Stripe backs Step - the digital bank for teens

Joanna England
3 min
Stripe backs Step - the digital bank for teens
Payments giant Stripe continues it's startup investment streak and has also announced plans to acquire tax software fintech, TaxJar...

The digital payment solutions giant, Stripe, has re-invested in the San Francisco-based teen banking fintech startup, Step. 

The Series C round raised US$100m in capital from a number of backers, including Coatue, TikTok star Charli D’Amelio, actor Jared Leto, and Will Smith’s Dreamers VC, for the enterprise. 

Step provides a free FDIC-insured bank account and Visa card to teenagers. The accounts are backed by Evolve Bank and there is no subscription charge for its usage. Users don’t pay for their accounts and there are also no overdraft fees. 

The mobile banking app enables parents to set controls and limits on spending and encourage responsible finances. According to data released by the company, 88% of the platform’s users say this is their first bank account. 

Big backers

To date, Step has seen great success in the marketplace. The company has raised more than $175m from investors and now has 1.5m users.

Stripe, which was founded by Irish brothers Patrick and John Collison, previously led Step’s $22.5m Series A round in 2019.

Step's Series B funding round also brought in $50m, and has a distinctly celeb-tinged reputation with investors including Justin Timberlake and the pop duo The Chainsmokers.

Users get access to a free, FDIC-backed bank account, a spending card and P2P payments platform to send and receive money instantly.

CJ MacDonald, chief executive of Step, said the company is aiming to improve the financial futures of the next generation. “Step is the only banking platform that enables teens to start building a positive credit history before they turn 18 and does not charge fees of any kind.

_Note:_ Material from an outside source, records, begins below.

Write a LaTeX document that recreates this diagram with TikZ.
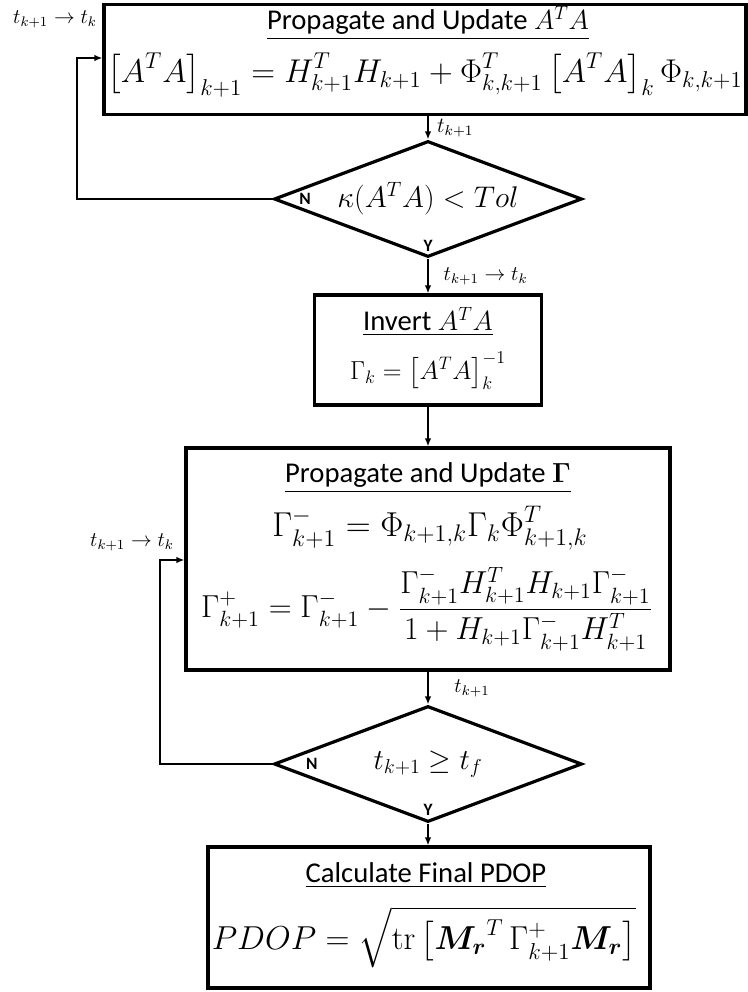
\documentclass[tikz,border=0pt]{standalone}
\usepackage{amsmath,bm,graphicx}
\usepackage{fontspec}
\newfontfamily\calibri{Carlito}
\usetikzlibrary{arrows.meta,positioning,shapes.geometric}

\begin{document}
\begin{tikzpicture}[
    x=0.75pt,y=-0.75pt,
    stepbox/.style={draw,line width=2.4pt,inner sep=0pt},
    decision/.style={draw,diamond,line width=2.4pt,inner sep=0pt,aspect=2.7,
                     minimum width=231pt,minimum height=87pt,font=\huge},
    title/.style={font=\calibri\fontsize{21.5}{25}\selectfont,inner sep=0pt},
    eqn/.style={font=\LARGE,inner sep=0pt},
    flow/.style={-{Latex[length=6pt,width=5pt]},line width=1.6pt},
    lbl/.style={font=\large,inner sep=1pt},
    yn/.style={font=\calibri\bfseries\fontsize{13}{15}\selectfont,inner sep=0pt}
  ]
    \useasboundingbox (0,0) rectangle (748,992);

    % propagate A^T A
    \node[stepbox,minimum width=481.5pt,minimum height=83pt] (upd) at (425,59.5) {};
    \node[title] (updT) at (428,23) {\underline{Propagate and Update $A^TA$}};
    \node[eqn] (updE) at (425,75) {\scalebox{1.43}{$\displaystyle\left[A^TA\right]_{k+1}=H^T_{k+1}H_{k+1}+\Phi^T_{k,k+1}\left[A^TA\right]_k\Phi_{k,k+1}$}};
    \node[decision] (tol) at (428,199) {\scalebox{1.08}{$\kappa(A^TA)<Tol$}};

    % invert
    \node[stepbox,minimum width=170pt,minimum height=82.5pt] (inv) at (428,350) {};
    \node[title] (invT) at (428,322) {\underline{Invert $A^TA$}};
    \node[eqn] (invE) at (428,371) {\scalebox{1.13}{$\displaystyle\Gamma_k=\left[A^TA\right]_k^{-1}$}};

    % propagate Gamma
    \node[stepbox,minimum width=363pt,minimum height=166.5pt] (prop) at (428,559) {};
    \node[title] (propT) at (428,478) {\underline{Propagate and Update $\bm{\Gamma}$}};
    \node[eqn] (propA) at (430,528) {\scalebox{1.5}{$\displaystyle\Gamma^-_{k+1}=\Phi_{k+1,k}\Gamma_k\Phi^T_{k+1,k}$}};
    \node[eqn] (propB) at (427,609) {\scalebox{1.38}{$\displaystyle\Gamma^+_{k+1}=\Gamma^-_{k+1}-\frac{\Gamma^-_{k+1}H^T_{k+1}H_{k+1}\Gamma^-_{k+1}}{1+H_{k+1}\Gamma^-_{k+1}H^T_{k+1}}$}};
    \node[decision] (chk) at (428,764) {\scalebox{1.05}{$t_{k+1}\geq t_f$}};

    % final PDOP
    \node[stepbox,minimum width=331.5pt,minimum height=105.75pt] (pdop) at (429,917.5) {};
    \node[title] (pdopT) at (426,875) {\underline{Calculate Final PDOP}};
    \node[eqn] (pdopE) at (424,937) {\scalebox{1.44}{$\displaystyle PDOP=\sqrt{\mathrm{tr}\left[{\bm{M}_{\bm{r}}}^T\,\Gamma^+_{k+1}\bm{M}_{\bm{r}}\right]}$}};

    % yes / no
    \node[yn,right=20pt of tol.west] (tolN) {N};
    \node[yn,above=5pt of tol.south] (tolY) {Y};
    \node[yn,right=25pt of chk.west] (chkN) {N};
    \node[yn,above=6pt of chk.south] (chkY) {Y};

    % main flow
    \draw[flow] (tol.north |- upd.south) -- node[lbl,right=5pt]{\scalebox{1.35}{$t_{k+1}$}} (tol.north);
    \draw[flow] (tol.south) -- node[lbl,right=10pt]{\scalebox{1.3}{$t_{k+1}\to t_k$}} (inv.north);
    \draw[flow] (inv.south) -- (inv.south |- prop.north);
    \draw[flow] (chk.north |- prop.south) -- node[lbl,right=18pt]{\scalebox{1.3}{$t_{k+1}$}} (chk.north);
    \draw[flow] (chk.south) -- (chk.south |- pdop.north);

    % loops back
    \coordinate (back1) at (77,58);
    \draw[flow] (tol.west) -| (back1) -- (back1 -| upd.west);
    \node[lbl] (back1T) at (55,19) {\scalebox{1.3}{$t_{k+1}\to t_k$}};
    \coordinate (back2) at (160,560);
    \draw[flow] (chk.west) -| (back2) -- (back2 -| prop.west);
    \node[lbl] (back2T) at (132,542) {\scalebox{1.3}{$t_{k+1}\to t_k$}};
\end{tikzpicture}
\end{document}
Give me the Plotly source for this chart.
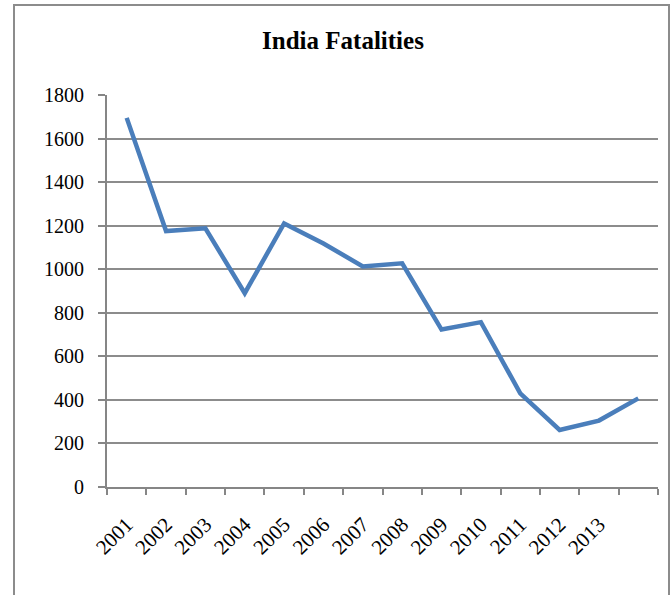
import plotly.graph_objects as go

categories = ["2001", "2002", "2003", "2004", "2005", "2006", "2007",
              "2008", "2009", "2010", "2011", "2012", "2013", " "]
fatalities = [1695, 1175, 1188, 890, 1210, 1118, 1013, 1027, 723, 757, 430, 262, 305, 407]
y_ticks = [0, 200, 400, 600, 800, 1000, 1200, 1400, 1600, 1800]

W, H = 672, 595
L, R, T, B = 107, 14, 95, 108
pw, ph = W - L - R, H - T - B

def px(x):
    return (x - L) / pw

def py(y):
    return (H - B - y) / ph

fig = go.Figure()
fig.add_trace(go.Scatter(
    x=categories, y=fatalities, mode="lines",
    line=dict(color="#4A7EBB", width=4.5),
    hoverinfo="skip", showlegend=False,
))

serif = "Liberation Serif"
fig.update_layout(
    width=W, height=H,
    margin=dict(l=L, r=R, t=T, b=B),
    paper_bgcolor="white", plot_bgcolor="white",
    title=dict(text="<b>India Fatalities</b>", xref="container", x=343 / W,
               xanchor="center", yref="container", y=1 - 40 / H, yanchor="middle",
               font=dict(family=serif, size=25, color="black")),
    font=dict(family=serif, size=20, color="black"),
    xaxis=dict(
        type="category", categoryorder="array", categoryarray=categories,
        tickson="boundaries", ticks="outside", ticklen=6, tickwidth=1.5,
        tickcolor="#868686", showline=True, linecolor="#868686", linewidth=2,
        showgrid=False, tickangle=-45, range=[-0.5, 13.5],
        tickfont=dict(family=serif, size=21, color="black"),
        ticklabelstandoff=15,
    ),
    yaxis=dict(
        range=[0, 1800], tickvals=y_ticks, ticks="outside", ticklen=7,
        tickwidth=1.5, tickcolor="#868686", showline=True, linecolor="#868686",
        linewidth=2, showgrid=True, gridcolor="#8C8C8C", gridwidth=1.5,
        zeroline=False, tickfont=dict(family=serif, size=20, color="black"),
        ticklabelstandoff=10,
    ),
    shapes=[dict(type="rect", xref="paper", yref="paper",
                 x0=px(14), x1=px(669), y0=py(620), y1=py(5),
                 line=dict(color="#8C8C8C", width=2), layer="below")],
)

fig.write_html("out.html")
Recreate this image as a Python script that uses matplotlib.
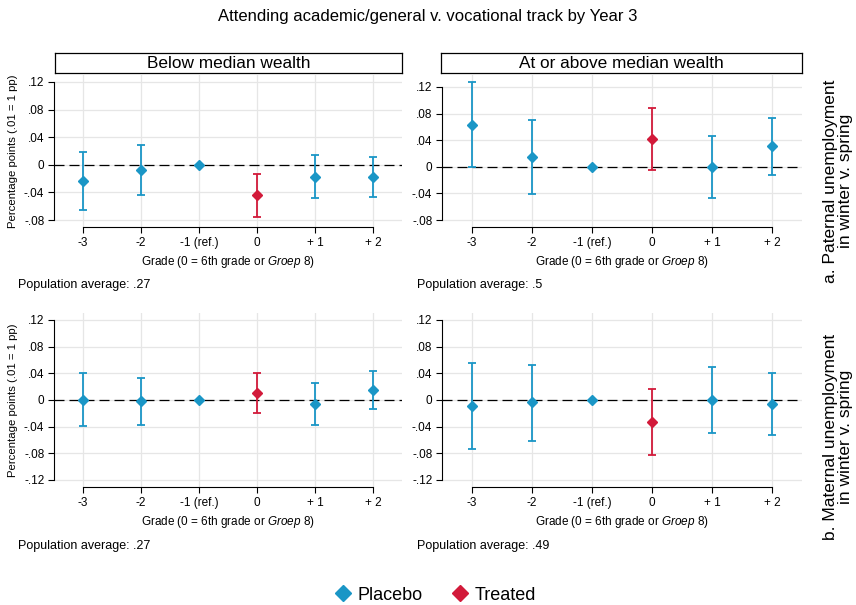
import matplotlib
matplotlib.use('Agg')
import matplotlib.pyplot as plt
import numpy as np
from matplotlib.lines import Line2D

plt.rcParams['font.family'] = ['Liberation Sans', 'DejaVu Sans']
plt.rcParams['mathtext.fontset'] = 'custom'
plt.rcParams['mathtext.rm'] = 'Liberation Sans'
plt.rcParams['mathtext.it'] = 'Liberation Sans:italic'

# data
grades = ['-3', '-2', '-1 (ref.)', '0', '+ 1', '+ 2']
treated = [False, False, False, True, False, False]

pat_below_est = [-0.023, -0.007, 0.0, -0.044, -0.017, -0.017]
pat_below_lo = [-0.065, -0.043, np.nan, -0.075, -0.048, -0.046]
pat_below_hi = [0.018, 0.029, np.nan, -0.013, 0.014, 0.012]

pat_above_est = [0.063, 0.014, 0.0, 0.042, -0.001, 0.031]
pat_above_lo = [-0.001, -0.041, np.nan, -0.005, -0.047, -0.012]
pat_above_hi = [0.128, 0.070, np.nan, 0.089, 0.046, 0.074]

mat_below_est = [0.000, -0.002, 0.0, 0.011, -0.006, 0.015]
mat_below_lo = [-0.039, -0.037, np.nan, -0.020, -0.038, -0.014]
mat_below_hi = [0.040, 0.033, np.nan, 0.041, 0.025, 0.043]

mat_above_est = [-0.009, -0.003, 0.0, -0.033, 0.000, -0.006]
mat_above_lo = [-0.073, -0.061, np.nan, -0.083, -0.049, -0.052]
mat_above_hi = [0.055, 0.053, np.nan, 0.016, 0.049, 0.040]

yticks_top = [0.12, 0.08, 0.04, 0, -0.04, -0.08]
yticks_bot = [0.12, 0.08, 0.04, 0, -0.04, -0.08, -0.12]

pop_avg = ['.27', '.5', '.27', '.49']
col_titles = ['Below median wealth', 'At or above median wealth']
row_titles = ['a. Paternal unemployment\nin winter v. spring',
              'b. Maternal unemployment\nin winter v. spring']

BLUE = '#1a96c6'
RED = '#d21a3a'

W, H = 856, 605
fig = plt.figure(figsize=(W / 100, H / 100), dpi=100)


def fmt(v):
    if v == 0:
        return '0'
    s = ('%.2f' % v).replace('0.', '.')
    return s


def panel(rect, est, lo, hi, yticks, ylim, ylabel):
    l, t, r, b = rect
    ax = fig.add_axes([l / W, 1 - b / H, (r - l) / W, (b - t) / H])
    x = np.arange(len(grades))
    ax.set_xlim(-0.5, len(grades) - 0.5)
    ax.set_ylim(*ylim)
    ax.axhline(0, color='black', lw=0.9, dashes=(8, 4), zorder=2)
    for i in x:
        c = RED if treated[i] else BLUE
        if not np.isnan(lo[i]):
            ax.errorbar([i], [est[i]], yerr=[[est[i] - lo[i]], [hi[i] - est[i]]],
                        fmt='none', ecolor=c, elinewidth=1.3, capsize=2.6,
                        capthick=1.3, zorder=3)
        ax.plot([i], [est[i]], marker='D', color=c, ms=5.5, ls='none', zorder=4)
    ax.set_xticks(x)
    ax.set_xticklabels(grades, fontsize=8.5)
    ax.set_yticks(yticks)
    ax.set_yticklabels([fmt(v) for v in yticks], fontsize=8.5)
    ax.grid(True, color='#e6e6e6', lw=0.9, zorder=0)
    ax.set_axisbelow(True)
    for s in ['top', 'right']:
        ax.spines[s].set_visible(False)
    ax.spines['left'].set_bounds(min(yticks), max(yticks))
    ax.spines['bottom'].set_bounds(0, len(grades) - 1)
    for s in ['left', 'bottom']:
        ax.spines[s].set_linewidth(0.8)
    ax.tick_params(length=4, width=0.8, pad=3)
    ax.set_xlabel(r'Grade (0 = 6th grade or $\it{Groep\ 8}$)', fontsize=8.5, labelpad=4)
    if ylabel:
        ax.set_ylabel('Percentage points (.01 = 1 pp)', fontsize=8.2, labelpad=4)
    return ax


# pixel boxes (left, top, right, bottom)
panel((54, 75, 402, 227), pat_below_est, pat_below_lo, pat_below_hi,
      yticks_top, (-0.090, 0.130), True)
panel((442, 75, 802, 227), pat_above_est, pat_above_lo, pat_above_hi,
      yticks_top, (-0.0905, 0.138), False)
panel((54, 313, 402, 487), mat_below_est, mat_below_lo, mat_below_hi,
      yticks_bot, (-0.1305, 0.1305), True)
panel((442, 313, 802, 487), mat_above_est, mat_above_lo, mat_above_hi,
      yticks_bot, (-0.1305, 0.1305), False)

# column header strips
for (l, r), txt in zip([(55, 402), (441, 802)], col_titles):
    sa = fig.add_axes([l / W, 1 - 73 / H, (r - l) / W, 20 / H])
    sa.set_xticks([])
    sa.set_yticks([])
    for s in sa.spines.values():
        s.set_linewidth(0.9)
    sa.text(0.5, 0.5, txt, ha='center', va='center', fontsize=12.4)

# population averages
for (px, py), txt in zip([(18, 285), (417, 285), (18, 546), (417, 546)], pop_avg):
    fig.text(px / W, 1 - py / H, 'Population average: ' + txt,
             ha='left', va='center', fontsize=9)

# row labels on the right
for py, txt in zip([181, 437], row_titles):
    fig.text(838 / W, 1 - py / H, txt, rotation=90, ha='center', va='center',
             fontsize=12.5, linespacing=0.95, multialignment='center')

fig.text(0.5, 1 - 17 / H, 'Attending academic/general v. vocational track by Year 3',
         ha='center', va='center', fontsize=12)

handles = [Line2D([], [], marker='D', color=BLUE, ls='none', ms=8.5),
           Line2D([], [], marker='D', color=RED, ls='none', ms=8.5)]
fig.legend(handles, ['Placebo', 'Treated'], loc='center', ncol=2,
           bbox_to_anchor=(0.507, 1 - 595 / H), frameon=False, fontsize=13,
           handletextpad=0.2, columnspacing=1.5, handlelength=1.2)

fig.savefig('out.png', dpi=100)
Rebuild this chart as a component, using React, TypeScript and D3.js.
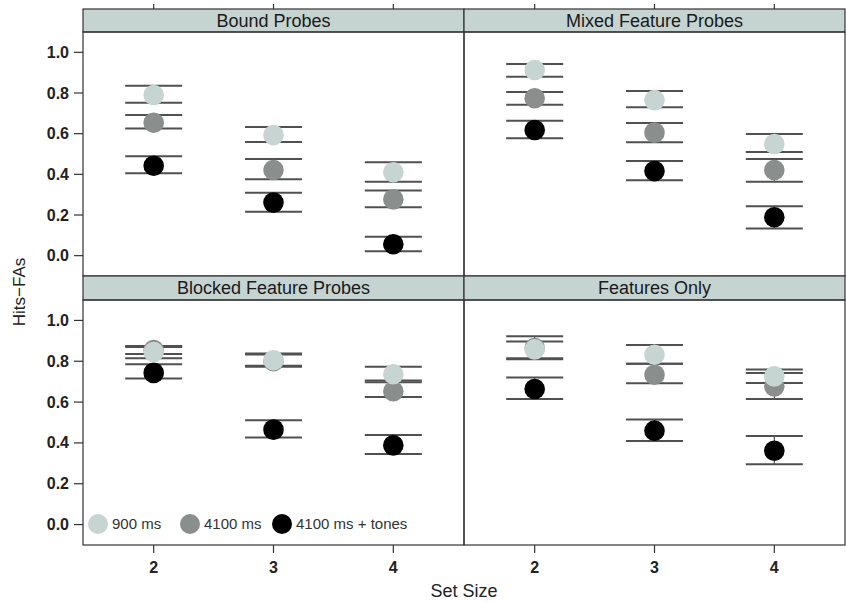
import { useEffect, useRef } from 'react';
import * as d3 from 'd3';

// categories
const setSizes = [ 2, 3, 4 ];
const panelTitles = [ 'Bound Probes', 'Mixed Feature Probes', 'Blocked Feature Probes', 'Features Only' ];
const seriesNames = [ '900 ms', '4100 ms', '4100 ms + tones' ];
const seriesColors = [ '#c6d4d2', '#8a8f8d', '#000000' ];
const yTicks = [ 0, 0.2, 0.4, 0.6, 0.8, 1.0 ];

// values per series (rows: 900 ms, 4100 ms, 4100 ms + tones; cols: set size 2,3,4)
const boundMean = [ [ 0.79, 0.593, 0.41 ], [ 0.654, 0.421, 0.277 ], [ 0.442, 0.261, 0.056 ] ];
const boundHigh = [ [ 0.836, 0.633, 0.459 ], [ 0.692, 0.475, 0.32 ], [ 0.489, 0.31, 0.093 ] ];
const boundLow = [ [ 0.752, 0.559, 0.364 ], [ 0.626, 0.376, 0.238 ], [ 0.405, 0.216, 0.022 ] ];

const mixedMean = [ [ 0.913, 0.765, 0.549 ], [ 0.774, 0.605, 0.421 ], [ 0.618, 0.416, 0.189 ] ];
const mixedHigh = [ [ 0.943, 0.81, 0.598 ], [ 0.805, 0.652, 0.475 ], [ 0.664, 0.466, 0.243 ] ];
const mixedLow = [ [ 0.88, 0.73, 0.51 ], [ 0.742, 0.558, 0.364 ], [ 0.577, 0.371, 0.133 ] ];

const blockedMean = [ [ 0.845, 0.805, 0.736 ], [ 0.855, 0.8, 0.653 ], [ 0.743, 0.465, 0.388 ] ];
const blockedHigh = [ [ 0.87, 0.838, 0.773 ], [ 0.875, 0.833, 0.706 ], [ 0.785, 0.511, 0.439 ] ];
const blockedLow = [ [ 0.815, 0.778, 0.697 ], [ 0.835, 0.773, 0.625 ], [ 0.715, 0.427, 0.346 ] ];

const featMean = [ [ 0.858, 0.832, 0.726 ], [ 0.865, 0.734, 0.677 ], [ 0.664, 0.46, 0.362 ] ];
const featHigh = [ [ 0.897, 0.879, 0.759 ], [ 0.922, 0.788, 0.742 ], [ 0.72, 0.515, 0.434 ] ];
const featLow = [ [ 0.815, 0.788, 0.694 ], [ 0.81, 0.692, 0.615 ], [ 0.615, 0.41, 0.295 ] ];

const panelMeans = [ boundMean, mixedMean, blockedMean, featMean ];
const panelHighs = [ boundHigh, mixedHigh, blockedHigh, featHigh ];
const panelLows = [ boundLow, mixedLow, blockedLow, featLow ];

const FONT = '"Liberation Sans", Arial, Helvetica, sans-serif';

export default function App() {
  const svgRef = useRef<SVGSVGElement>( null );

  useEffect( () => {
    if ( !svgRef.current ) return;
    const width = 846;
    const height = 603;

    const svg = d3.select( svgRef.current );
    svg.selectAll( '*' ).remove();
    svg.attr( 'width', width ).attr( 'height', height ).style( 'font-family', FONT );

    // frame geometry
    const left = 83, mid = 464, right = 845;
    const top = 9, stripH = 23, rowSplit = 276, bottom = 545;

    const cols = [ [ left, mid ], [ mid, right ] ];
    const rows = [ [ top, rowSplit ], [ rowSplit, bottom ] ];

    svg.append( 'rect' ).attr( 'width', width ).attr( 'height', height ).attr( 'fill', '#fff' );

    panelTitles.forEach( ( title, p ) => {
      const r = Math.floor( p / 2 );
      const c = p % 2;
      const [ x0, x1 ] = cols[ c ];
      const [ sy0, y1 ] = rows[ r ];
      const y0 = sy0 + stripH + ( r === 1 ? 1 : 0 );

      const x = d3.scaleLinear().domain( [ 1.41, 4.59 ] ).range( [ x0, x1 ] );
      const y = d3.scaleLinear().domain( [ -0.1, 1.1 ] ).range( [ y1, y0 ] );

      const g = svg.append( 'g' );

      // strip
      g.append( 'rect' )
        .attr( 'x', x0 ).attr( 'y', sy0 )
        .attr( 'width', x1 - x0 ).attr( 'height', y0 - sy0 )
        .attr( 'fill', '#c5d3d1' )
        .attr( 'stroke', '#333' ).attr( 'stroke-width', 1.2 );
      g.append( 'text' )
        .attr( 'x', ( x0 + x1 ) / 2 ).attr( 'y', sy0 + ( y0 - sy0 ) / 2 + 6 )
        .attr( 'text-anchor', 'middle' )
        .attr( 'font-size', 18 ).attr( 'fill', '#1a1a1a' )
        .text( title );

      // panel box
      g.append( 'rect' )
        .attr( 'x', x0 ).attr( 'y', y0 )
        .attr( 'width', x1 - x0 ).attr( 'height', y1 - y0 )
        .attr( 'fill', 'none' ).attr( 'stroke', '#333' ).attr( 'stroke-width', 1.2 );

      // y axis on left column
      if ( c === 0 ) {
        const ya = g.append( 'g' );
        yTicks.forEach( t => {
          ya.append( 'line' )
            .attr( 'x1', x0 - 9 ).attr( 'x2', x0 )
            .attr( 'y1', y( t ) ).attr( 'y2', y( t ) )
            .attr( 'stroke', '#333' ).attr( 'stroke-width', 1.2 );
          ya.append( 'text' )
            .attr( 'x', x0 - 14 ).attr( 'y', y( t ) + 5.5 )
            .attr( 'text-anchor', 'end' )
            .attr( 'font-size', 16 ).attr( 'font-weight', 'bold' ).attr( 'fill', '#222' )
            .text( d3.format( '.1f' )( t ) );
        } );
      }

      // top ticks for top row, bottom ticks + labels for bottom row
      setSizes.forEach( s => {
        if ( r === 0 ) {
          g.append( 'line' )
            .attr( 'x1', x( s ) ).attr( 'x2', x( s ) )
            .attr( 'y1', sy0 - 5 ).attr( 'y2', sy0 )
            .attr( 'stroke', '#333' ).attr( 'stroke-width', 1.2 );
        } else {
          g.append( 'line' )
            .attr( 'x1', x( s ) ).attr( 'x2', x( s ) )
            .attr( 'y1', y1 ).attr( 'y2', y1 + 8 )
            .attr( 'stroke', '#333' ).attr( 'stroke-width', 1.2 );
          g.append( 'text' )
            .attr( 'x', x( s ) ).attr( 'y', y1 + 28 )
            .attr( 'text-anchor', 'middle' )
            .attr( 'font-size', 16 ).attr( 'font-weight', 'bold' ).attr( 'fill', '#222' )
            .text( s );
        }
      } );

      const means = panelMeans[ p ];
      const highs = panelHighs[ p ];
      const lows = panelLows[ p ];
      const halfW = 28.5;

      // error bars behind points
      const bars = g.append( 'g' );
      [ 2, 1, 0 ].forEach( k => {
        setSizes.forEach( ( s, i ) => {
          const cx = x( s );
          bars.append( 'line' )
            .attr( 'x1', cx ).attr( 'x2', cx )
            .attr( 'y1', y( highs[ k ][ i ] ) ).attr( 'y2', y( lows[ k ][ i ] ) )
            .attr( 'stroke', '#333' ).attr( 'stroke-width', 1 );
          [ highs[ k ][ i ], lows[ k ][ i ] ].forEach( v => {
            bars.append( 'line' )
              .attr( 'x1', cx - halfW ).attr( 'x2', cx + halfW )
              .attr( 'y1', y( v ) ).attr( 'y2', y( v ) )
              .attr( 'stroke', '#505050' ).attr( 'stroke-width', 2 );
          } );
        } );
      } );

      // points: tones first, then 4100, then 900 on top
      const pts = g.append( 'g' );
      [ 2, 1, 0 ].forEach( k => {
        pts.selectAll( null )
          .data( setSizes.map( ( s, i ) => ( { s, v: means[ k ][ i ] } ) ) )
          .join( 'circle' )
          .attr( 'cx', d => x( d.s ) )
          .attr( 'cy', d => y( d.v ) )
          .attr( 'r', 10.3 )
          .attr( 'fill', seriesColors[ k ] );
      } );

      // legend inside the bottom-left panel
      if ( p === 2 ) {
        const legendX = [ 98, 190, 282 ];
        const ly = 524;
        seriesNames.forEach( ( name, k ) => {
          g.append( 'circle' )
            .attr( 'cx', legendX[ k ] ).attr( 'cy', ly ).attr( 'r', 10 )
            .attr( 'fill', seriesColors[ k ] );
          g.append( 'text' )
            .attr( 'x', legendX[ k ] + 14 ).attr( 'y', ly + 5 )
            .attr( 'font-size', 15 ).attr( 'fill', '#333' )
            .text( name );
        } );
      }
    } );

    // axis titles
    svg.append( 'text' )
      .attr( 'transform', `translate(25,${ ( top + bottom ) / 2 + 15 }) rotate(-90)` )
      .attr( 'text-anchor', 'middle' )
      .attr( 'font-size', 17 ).attr( 'fill', '#222' )
      .text( 'Hits\u2212FAs' );
    svg.append( 'text' )
      .attr( 'x', mid ).attr( 'y', 597 )
      .attr( 'text-anchor', 'middle' )
      .attr( 'font-size', 18 ).attr( 'fill', '#222' )
      .text( 'Set Size' );
  }, [] );

  return (
    <div style={ { position: 'absolute', left: 0, top: 0 } }>
      <svg ref={ svgRef } style={ { display: 'block' } } />
    </div>
  );
}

He has previously spoken about the importance of financial literacy for young people. “Money is just one of those things where I think the more educated and equipped you are early, the better decisions you can make down the road,” he told PYMNTS. “And you can also prevent yourself from making costly mistakes. I mean, the average American doesn't have $400 in emergency savings and pays $350 a year in banking fees. If we can help this next generation just ultimately be smarter and more educated as it pertains to money, I think we'll all be better off.”

Kyle Doherty, managing director at General Catalyst and Step board member, explained, “Gen Z is flocking to modern financial solutions that can be easily embedded within their digital lives and Step has a unique model for how to do this right.”

TaxJar acquisition

The news follows on from Stripe’s recent announcement that it plans to acquire TaxJar. The fintech, which builds software for online businesses that automates the reporting and filing of sales taxes, will most likely be integrated with Stripe’s billing services.

Currently, No terms have been disclosed but the Boston start-up had raised more than $60m from investors including Insight Partners.

Stripe chief financial officer Dhivya Suryadevara said of the move, “With TaxJar, we will help millions of internet businesses running on Stripe with their sales tax and make it easier for them to sell internationally.”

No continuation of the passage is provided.